Records contained in a dataset:

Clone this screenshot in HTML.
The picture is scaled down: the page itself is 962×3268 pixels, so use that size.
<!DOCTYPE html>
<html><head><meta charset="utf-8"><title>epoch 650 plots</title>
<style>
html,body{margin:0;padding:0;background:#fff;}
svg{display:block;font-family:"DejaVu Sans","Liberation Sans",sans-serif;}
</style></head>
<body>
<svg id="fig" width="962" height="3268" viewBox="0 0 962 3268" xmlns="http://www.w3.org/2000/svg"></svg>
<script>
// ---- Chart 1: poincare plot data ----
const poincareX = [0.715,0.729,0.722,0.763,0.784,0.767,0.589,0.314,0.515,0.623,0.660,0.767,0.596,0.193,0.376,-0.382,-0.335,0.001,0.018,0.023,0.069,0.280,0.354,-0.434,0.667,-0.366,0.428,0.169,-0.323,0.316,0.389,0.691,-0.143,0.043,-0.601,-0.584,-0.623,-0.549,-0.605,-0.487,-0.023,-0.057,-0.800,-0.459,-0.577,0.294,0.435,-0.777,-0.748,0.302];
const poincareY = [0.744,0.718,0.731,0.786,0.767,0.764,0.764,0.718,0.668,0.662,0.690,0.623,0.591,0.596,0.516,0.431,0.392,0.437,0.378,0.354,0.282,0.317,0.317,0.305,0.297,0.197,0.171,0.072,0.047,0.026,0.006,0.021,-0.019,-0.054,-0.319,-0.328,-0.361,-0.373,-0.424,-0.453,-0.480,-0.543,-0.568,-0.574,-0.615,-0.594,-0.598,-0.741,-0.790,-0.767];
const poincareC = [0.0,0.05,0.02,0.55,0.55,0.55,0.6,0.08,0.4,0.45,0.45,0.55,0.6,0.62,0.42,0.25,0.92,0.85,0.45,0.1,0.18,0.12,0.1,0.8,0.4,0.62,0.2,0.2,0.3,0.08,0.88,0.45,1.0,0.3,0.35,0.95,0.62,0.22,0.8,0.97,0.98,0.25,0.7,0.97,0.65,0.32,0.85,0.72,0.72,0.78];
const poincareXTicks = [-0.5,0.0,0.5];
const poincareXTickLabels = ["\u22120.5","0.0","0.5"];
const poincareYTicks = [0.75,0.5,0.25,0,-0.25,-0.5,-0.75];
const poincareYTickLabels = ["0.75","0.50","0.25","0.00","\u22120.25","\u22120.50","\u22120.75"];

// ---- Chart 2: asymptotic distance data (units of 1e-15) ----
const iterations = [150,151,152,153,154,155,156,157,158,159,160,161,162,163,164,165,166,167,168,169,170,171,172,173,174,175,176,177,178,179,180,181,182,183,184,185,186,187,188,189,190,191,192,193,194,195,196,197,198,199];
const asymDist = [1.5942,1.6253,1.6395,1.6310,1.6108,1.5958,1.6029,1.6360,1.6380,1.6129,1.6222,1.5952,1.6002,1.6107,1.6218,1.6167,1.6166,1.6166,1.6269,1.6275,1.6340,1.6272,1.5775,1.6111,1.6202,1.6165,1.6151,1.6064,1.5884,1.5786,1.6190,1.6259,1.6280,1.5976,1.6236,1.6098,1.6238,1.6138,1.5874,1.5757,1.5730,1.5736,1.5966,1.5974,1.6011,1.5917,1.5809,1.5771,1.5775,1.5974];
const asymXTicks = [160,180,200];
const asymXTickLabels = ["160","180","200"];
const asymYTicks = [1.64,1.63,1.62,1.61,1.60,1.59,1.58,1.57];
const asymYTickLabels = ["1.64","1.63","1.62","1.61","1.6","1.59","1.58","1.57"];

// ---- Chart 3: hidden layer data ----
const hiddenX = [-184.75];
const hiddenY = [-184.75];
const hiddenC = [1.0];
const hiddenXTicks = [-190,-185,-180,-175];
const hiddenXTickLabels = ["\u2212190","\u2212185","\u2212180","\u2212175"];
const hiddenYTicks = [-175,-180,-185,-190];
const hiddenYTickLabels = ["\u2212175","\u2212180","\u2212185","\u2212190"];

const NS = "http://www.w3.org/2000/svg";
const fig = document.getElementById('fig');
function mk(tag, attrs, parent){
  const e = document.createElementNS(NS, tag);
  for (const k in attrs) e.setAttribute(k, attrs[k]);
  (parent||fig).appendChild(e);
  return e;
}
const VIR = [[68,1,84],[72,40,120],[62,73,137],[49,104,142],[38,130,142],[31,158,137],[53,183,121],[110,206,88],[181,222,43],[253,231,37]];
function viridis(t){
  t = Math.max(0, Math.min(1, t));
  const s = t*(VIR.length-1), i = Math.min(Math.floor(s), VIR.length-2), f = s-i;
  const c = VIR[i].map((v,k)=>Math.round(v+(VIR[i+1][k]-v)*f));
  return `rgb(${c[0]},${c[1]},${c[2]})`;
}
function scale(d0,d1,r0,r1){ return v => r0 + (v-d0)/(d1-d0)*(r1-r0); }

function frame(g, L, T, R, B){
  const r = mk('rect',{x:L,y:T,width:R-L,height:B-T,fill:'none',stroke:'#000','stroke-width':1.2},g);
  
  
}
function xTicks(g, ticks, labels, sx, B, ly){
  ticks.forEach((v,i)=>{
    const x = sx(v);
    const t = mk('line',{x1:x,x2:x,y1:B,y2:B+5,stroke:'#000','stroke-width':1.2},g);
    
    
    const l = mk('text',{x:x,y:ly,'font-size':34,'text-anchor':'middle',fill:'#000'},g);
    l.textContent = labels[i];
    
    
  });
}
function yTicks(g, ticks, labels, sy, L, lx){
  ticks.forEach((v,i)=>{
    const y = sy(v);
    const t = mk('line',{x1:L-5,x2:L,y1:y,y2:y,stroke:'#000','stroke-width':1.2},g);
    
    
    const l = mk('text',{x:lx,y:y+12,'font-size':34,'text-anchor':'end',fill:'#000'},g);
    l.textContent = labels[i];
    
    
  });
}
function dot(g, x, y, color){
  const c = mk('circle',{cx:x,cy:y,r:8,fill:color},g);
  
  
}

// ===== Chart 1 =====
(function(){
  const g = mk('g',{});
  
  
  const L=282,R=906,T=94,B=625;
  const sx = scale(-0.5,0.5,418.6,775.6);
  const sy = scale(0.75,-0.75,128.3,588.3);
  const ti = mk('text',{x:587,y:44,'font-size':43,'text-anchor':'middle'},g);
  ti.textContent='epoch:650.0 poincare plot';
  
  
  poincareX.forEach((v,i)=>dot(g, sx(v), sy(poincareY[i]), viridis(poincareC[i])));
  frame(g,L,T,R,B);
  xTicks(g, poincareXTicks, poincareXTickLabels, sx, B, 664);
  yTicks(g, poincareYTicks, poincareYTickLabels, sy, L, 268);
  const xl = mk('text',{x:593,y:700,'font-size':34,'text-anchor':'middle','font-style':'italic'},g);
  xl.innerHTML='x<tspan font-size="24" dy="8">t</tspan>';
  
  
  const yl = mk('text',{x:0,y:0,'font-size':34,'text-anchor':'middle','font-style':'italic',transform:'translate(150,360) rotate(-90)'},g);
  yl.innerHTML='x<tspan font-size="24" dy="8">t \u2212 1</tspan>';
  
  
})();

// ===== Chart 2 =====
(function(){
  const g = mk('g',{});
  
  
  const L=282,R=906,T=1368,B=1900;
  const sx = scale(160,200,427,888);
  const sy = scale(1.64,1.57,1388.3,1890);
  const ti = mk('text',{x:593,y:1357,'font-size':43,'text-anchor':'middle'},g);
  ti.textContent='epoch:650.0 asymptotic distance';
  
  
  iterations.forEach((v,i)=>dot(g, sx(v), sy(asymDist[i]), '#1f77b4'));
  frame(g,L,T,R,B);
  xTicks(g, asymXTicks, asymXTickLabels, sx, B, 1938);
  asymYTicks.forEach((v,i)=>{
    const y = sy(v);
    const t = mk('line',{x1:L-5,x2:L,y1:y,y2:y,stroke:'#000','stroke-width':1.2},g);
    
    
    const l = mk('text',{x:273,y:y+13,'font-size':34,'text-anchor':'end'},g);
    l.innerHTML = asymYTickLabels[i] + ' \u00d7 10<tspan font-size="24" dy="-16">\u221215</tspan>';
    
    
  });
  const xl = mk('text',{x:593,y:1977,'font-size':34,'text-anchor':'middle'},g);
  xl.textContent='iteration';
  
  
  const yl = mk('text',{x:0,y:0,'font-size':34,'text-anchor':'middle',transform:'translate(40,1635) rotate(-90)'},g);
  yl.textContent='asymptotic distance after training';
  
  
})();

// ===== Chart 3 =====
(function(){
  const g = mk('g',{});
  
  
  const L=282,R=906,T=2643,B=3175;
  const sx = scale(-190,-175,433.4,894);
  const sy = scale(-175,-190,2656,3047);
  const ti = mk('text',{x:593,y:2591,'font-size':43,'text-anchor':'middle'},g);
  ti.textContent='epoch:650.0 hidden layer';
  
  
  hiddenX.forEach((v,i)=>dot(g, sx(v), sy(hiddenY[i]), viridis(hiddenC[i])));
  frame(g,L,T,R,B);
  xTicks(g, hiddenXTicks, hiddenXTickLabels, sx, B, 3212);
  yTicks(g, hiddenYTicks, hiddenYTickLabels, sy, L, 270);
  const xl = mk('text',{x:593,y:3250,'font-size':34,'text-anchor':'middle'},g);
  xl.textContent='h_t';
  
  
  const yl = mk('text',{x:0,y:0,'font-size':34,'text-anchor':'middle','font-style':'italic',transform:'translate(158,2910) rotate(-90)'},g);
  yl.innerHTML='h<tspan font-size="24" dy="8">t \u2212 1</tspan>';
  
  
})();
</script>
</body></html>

==

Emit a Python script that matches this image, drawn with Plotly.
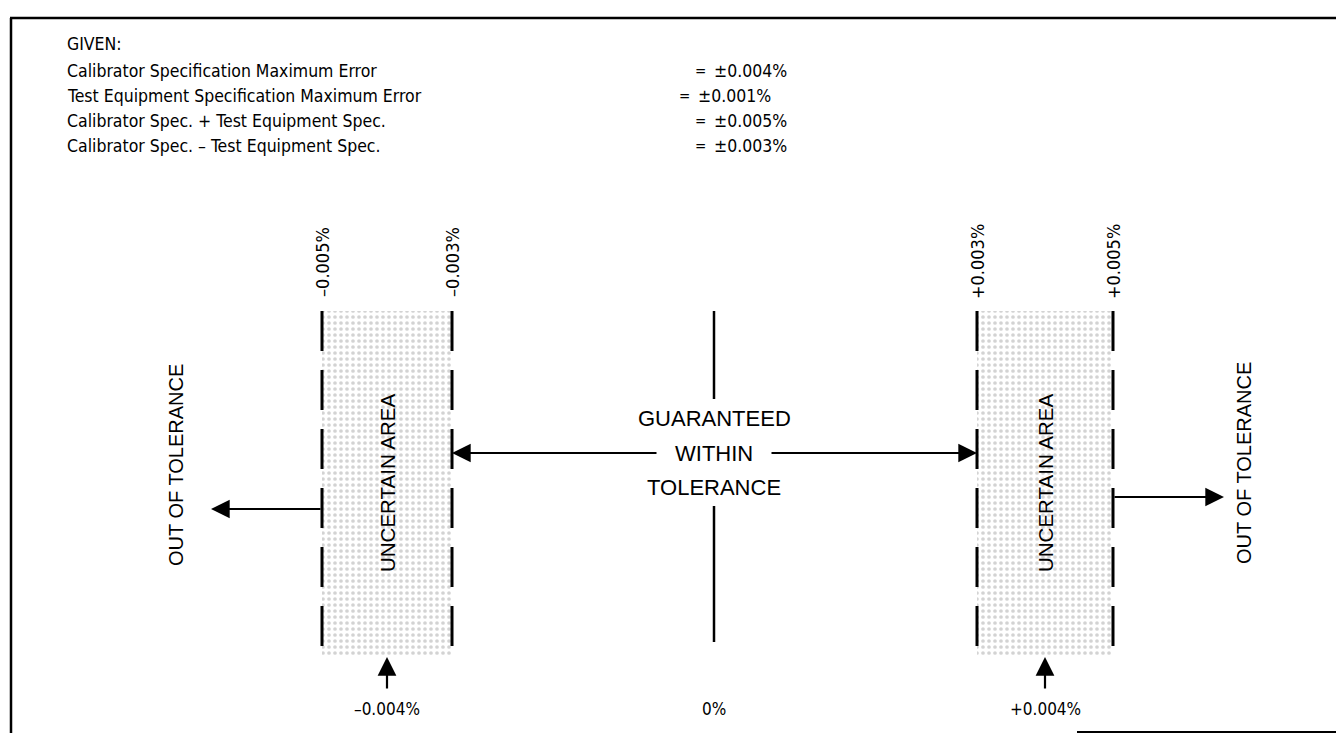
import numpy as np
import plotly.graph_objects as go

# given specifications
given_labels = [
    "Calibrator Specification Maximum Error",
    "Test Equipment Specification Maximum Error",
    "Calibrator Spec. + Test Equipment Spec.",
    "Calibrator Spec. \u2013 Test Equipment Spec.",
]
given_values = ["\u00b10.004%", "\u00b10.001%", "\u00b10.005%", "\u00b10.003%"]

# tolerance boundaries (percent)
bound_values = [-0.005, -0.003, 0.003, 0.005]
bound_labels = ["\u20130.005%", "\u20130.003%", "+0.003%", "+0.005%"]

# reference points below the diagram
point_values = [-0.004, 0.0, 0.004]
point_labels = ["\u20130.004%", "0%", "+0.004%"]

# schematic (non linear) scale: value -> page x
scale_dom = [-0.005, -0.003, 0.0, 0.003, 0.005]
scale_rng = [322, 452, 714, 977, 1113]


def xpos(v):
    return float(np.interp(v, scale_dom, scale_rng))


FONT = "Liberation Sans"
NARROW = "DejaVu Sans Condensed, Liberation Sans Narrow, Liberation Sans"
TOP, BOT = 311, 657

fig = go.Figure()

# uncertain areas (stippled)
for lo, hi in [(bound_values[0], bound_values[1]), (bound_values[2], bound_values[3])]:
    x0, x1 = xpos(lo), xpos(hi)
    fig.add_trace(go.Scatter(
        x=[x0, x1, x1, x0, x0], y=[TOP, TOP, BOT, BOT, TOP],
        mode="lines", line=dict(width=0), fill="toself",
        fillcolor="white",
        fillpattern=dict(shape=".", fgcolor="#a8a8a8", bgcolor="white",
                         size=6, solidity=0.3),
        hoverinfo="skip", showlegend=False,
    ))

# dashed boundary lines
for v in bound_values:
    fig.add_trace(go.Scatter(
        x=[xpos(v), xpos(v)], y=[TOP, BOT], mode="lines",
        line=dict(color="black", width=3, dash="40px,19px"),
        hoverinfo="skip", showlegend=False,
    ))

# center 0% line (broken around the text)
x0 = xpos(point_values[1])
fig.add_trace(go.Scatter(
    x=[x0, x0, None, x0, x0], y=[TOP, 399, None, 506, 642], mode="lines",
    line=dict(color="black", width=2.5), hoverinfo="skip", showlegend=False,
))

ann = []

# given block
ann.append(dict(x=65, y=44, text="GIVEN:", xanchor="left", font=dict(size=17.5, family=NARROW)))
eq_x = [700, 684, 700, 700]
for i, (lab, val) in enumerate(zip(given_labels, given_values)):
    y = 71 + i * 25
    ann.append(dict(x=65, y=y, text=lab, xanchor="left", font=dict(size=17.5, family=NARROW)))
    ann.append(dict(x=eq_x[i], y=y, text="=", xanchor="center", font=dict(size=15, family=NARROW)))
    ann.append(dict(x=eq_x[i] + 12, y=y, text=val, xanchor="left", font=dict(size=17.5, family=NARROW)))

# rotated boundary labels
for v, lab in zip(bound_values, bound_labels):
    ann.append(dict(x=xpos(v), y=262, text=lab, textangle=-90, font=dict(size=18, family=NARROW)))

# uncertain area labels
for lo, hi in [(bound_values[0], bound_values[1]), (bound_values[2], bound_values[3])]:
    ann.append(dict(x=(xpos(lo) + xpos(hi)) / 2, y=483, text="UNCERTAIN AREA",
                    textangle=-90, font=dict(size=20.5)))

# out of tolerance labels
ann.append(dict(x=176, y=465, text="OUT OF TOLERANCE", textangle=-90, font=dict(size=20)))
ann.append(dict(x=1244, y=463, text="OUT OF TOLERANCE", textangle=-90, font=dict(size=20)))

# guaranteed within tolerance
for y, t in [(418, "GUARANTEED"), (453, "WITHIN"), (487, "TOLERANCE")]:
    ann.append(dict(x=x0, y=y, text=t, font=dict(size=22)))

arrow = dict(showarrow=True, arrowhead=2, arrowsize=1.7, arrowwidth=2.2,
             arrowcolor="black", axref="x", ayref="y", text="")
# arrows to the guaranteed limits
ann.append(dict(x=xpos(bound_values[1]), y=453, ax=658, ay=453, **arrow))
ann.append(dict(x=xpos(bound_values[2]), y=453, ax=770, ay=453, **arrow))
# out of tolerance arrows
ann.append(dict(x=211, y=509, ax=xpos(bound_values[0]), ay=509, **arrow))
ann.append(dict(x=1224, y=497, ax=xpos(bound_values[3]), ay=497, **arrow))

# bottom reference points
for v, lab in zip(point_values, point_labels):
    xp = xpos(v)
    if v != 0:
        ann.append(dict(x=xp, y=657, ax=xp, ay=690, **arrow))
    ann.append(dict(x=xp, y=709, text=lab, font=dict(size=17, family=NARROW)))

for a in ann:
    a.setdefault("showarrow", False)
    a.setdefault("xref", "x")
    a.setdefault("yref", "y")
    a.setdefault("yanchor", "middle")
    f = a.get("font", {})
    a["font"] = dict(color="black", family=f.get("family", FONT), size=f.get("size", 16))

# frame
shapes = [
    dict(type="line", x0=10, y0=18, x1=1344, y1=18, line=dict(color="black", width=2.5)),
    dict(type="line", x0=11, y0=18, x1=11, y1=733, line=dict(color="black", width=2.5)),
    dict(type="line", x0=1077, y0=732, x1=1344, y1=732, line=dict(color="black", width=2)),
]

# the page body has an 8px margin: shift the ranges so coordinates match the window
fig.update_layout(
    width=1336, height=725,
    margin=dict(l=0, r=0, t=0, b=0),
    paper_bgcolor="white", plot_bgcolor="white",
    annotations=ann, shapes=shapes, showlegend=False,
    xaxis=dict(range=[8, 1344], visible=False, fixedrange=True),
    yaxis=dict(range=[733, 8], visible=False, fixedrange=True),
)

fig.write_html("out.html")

■ **Set exercise**: Retype the lines above exactly as they appear, from the line containing "Emit a Python" through the line containing "scale_rng = [322, 452, 714, 977, 1113]", and leave out any pictures.

■ **Task response**:
Emit a Python script that matches this image, drawn with Plotly.
import numpy as np
import plotly.graph_objects as go

# given specifications
given_labels = [
    "Calibrator Specification Maximum Error",
    "Test Equipment Specification Maximum Error",
    "Calibrator Spec. + Test Equipment Spec.",
    "Calibrator Spec. \u2013 Test Equipment Spec.",
]
given_values = ["\u00b10.004%", "\u00b10.001%", "\u00b10.005%", "\u00b10.003%"]

# tolerance boundaries (percent)
bound_values = [-0.005, -0.003, 0.003, 0.005]
bound_labels = ["\u20130.005%", "\u20130.003%", "+0.003%", "+0.005%"]

# reference points below the diagram
point_values = [-0.004, 0.0, 0.004]
point_labels = ["\u20130.004%", "0%", "+0.004%"]

# schematic (non linear) scale: value -> page x
scale_dom = [-0.005, -0.003, 0.0, 0.003, 0.005]
scale_rng = [322, 452, 714, 977, 1113]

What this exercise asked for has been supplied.